Our work may appear as a full text story, a crucial paragraph in a longer story or as a graphic or interactive. We deliver election results maps, contribute to breaking news and to long-term investigations and enterprise. We build tools used across the newsroom, allowing reporters who don’t code to create their own interactive digital content. In many cases, the most important product we deliver is the data itself — vetted and documented, with full details on our methodology — for other news organizations to create a version of the story that is right for their audience. For the past year, we’ve been working with data sharing platform data.world to make the data behind our work available, which has led to hundreds of text and visual stories that would not otherwise have been possible.
The team has also made critical contributions to the wider data journalism community in the past year. For the first time the AP Stylebook included a a complete section on data journalism. The chapter, written by members of the data team, covers everything from evaluating data sources to acquiring data to writing with numbers. It also sets basic standards for reproducible analysis and data visualization.
The AP has also started looking for opportunities to collaborate with member news organizations as well as those outside of journalism on issues of vital public interest. Our first effort in this space is Sunshine Hub, an online tool that brings together AP journalists, member news organizations, and First Amendment advocates from around the country to keep tabs on state laws that could affect access to government information. Through the portal, users can identify and tag relevant state legislation, track its progress through the legislature and discuss bills with other members to identify cross-state trends.
The AP team began as an offshoot of our interactive graphics team, with four members and an editor. In the past four years, that team has grown to 11 data journalists with specialties ranging
from statistics and demographics to devops and full stack development. We’re still a relatively small team given the size of our organization and the number of news organizations we serve, but we multiply our efforts by helping others tell their own stories with the data.
What makes this project innovative?
Perhaps most importantly, the data and methodology for each of these projects was shared on data.world with thousands of AP member news organizations, giving them access to vetted data and story ideas they may not have been able to do otherwise. AP data journalism team members guided reporters from hundreds of news organizations in using data to bolster their local reporting, hosting webinars to guide them through analysis and even pre-writing SQL queries to help them make sense of the numbers. Over a 12-month period, the AP data team distributed roughly two dozen datasets on everything from county-level opioid prescribing to the more than 4,000 grants given by the NRA to individual schools and community groups.
In every case, whether the techniques were common or cutting-edge, they have served the story first, and we've made our methodology clear enough that other news organizations have been able to build their work on our analysis with confidence.
To support this work, we built and open sourced a toolkit for managing data journalism projects that helps us rapidly start new projects, share data and review one another's work. We have also developed automation solutions and tools that have expanded our output of graphics and stories, freeing AP graphic artists and reporters focus their efforts on journalism with maximum impact.
What was the impact of your project? How did you measure it?
We also measure impact in governmental change and response: A partnership with Reveal/The Center for Investigative on modern-day redlining has led to separate investigations from the Pennsylvania attorney general and state treasurer.
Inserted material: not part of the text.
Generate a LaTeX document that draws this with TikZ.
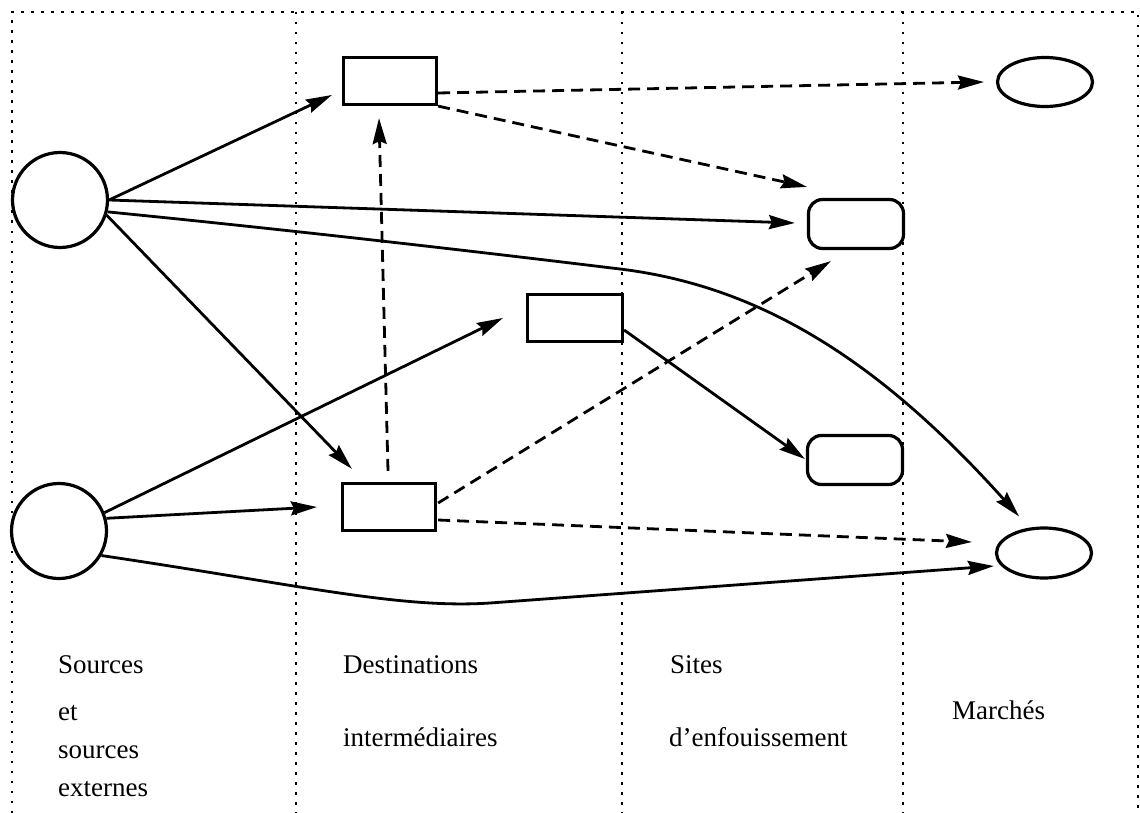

An analysis of Superfund sites in areas prone to flooding has prompted a GAO investigation, which is still ongoing. A story on federal judiciary diversity sparked a line of questions to Attorney General Jeff Sessions in a subsequent congressional hearing. A story analyzing NRA grant funding led to a number of local school districts to refuse NRA money in future years.
In the past year, other news organizations have queried our data sets more than 6,000 times. Six separate data distributions were accessed by at least 100 unique news organizations, sparking dozens of stories on school segregation, sexual misconduct in statehouses, mortgage loan redlining, NRA grants, Superfund sites in flood-prone areas and FEMA public claims appeals. AP and member reporters used SunshineHub to identified and track more than 150 transparency-related bills in the 2017 legislative session alone, leading to a series of Sunshine Week stories highlighting these issues.
Source and methodology
In rare cases, when the data does not otherwise exist, we have worked with data from a non-governmental source. One example of this type of source is the work we have done with data collected by the Gun Violence Archive. For this series, which was a partnership with the USA TODAY Network, we began with the data provided by this nonprofit and then used public records requests and our own news searches to verify the cases from which we drew the stories
We have used Python for machine learning tasks and neo4j for network analysis. Our databases are typically built using Postgres or SQLite. We use D3 for interactive visualizations, including our election night maps. We have built data administration tools for data entry and tracking, as well as world-facing news applications using Ruby on Rails and Django. While most of the geographic analysis we’ve done has been accomplished with R, we have also used QGis for some tasks as well as Mapbox and ESRI mapping tools for visualizations.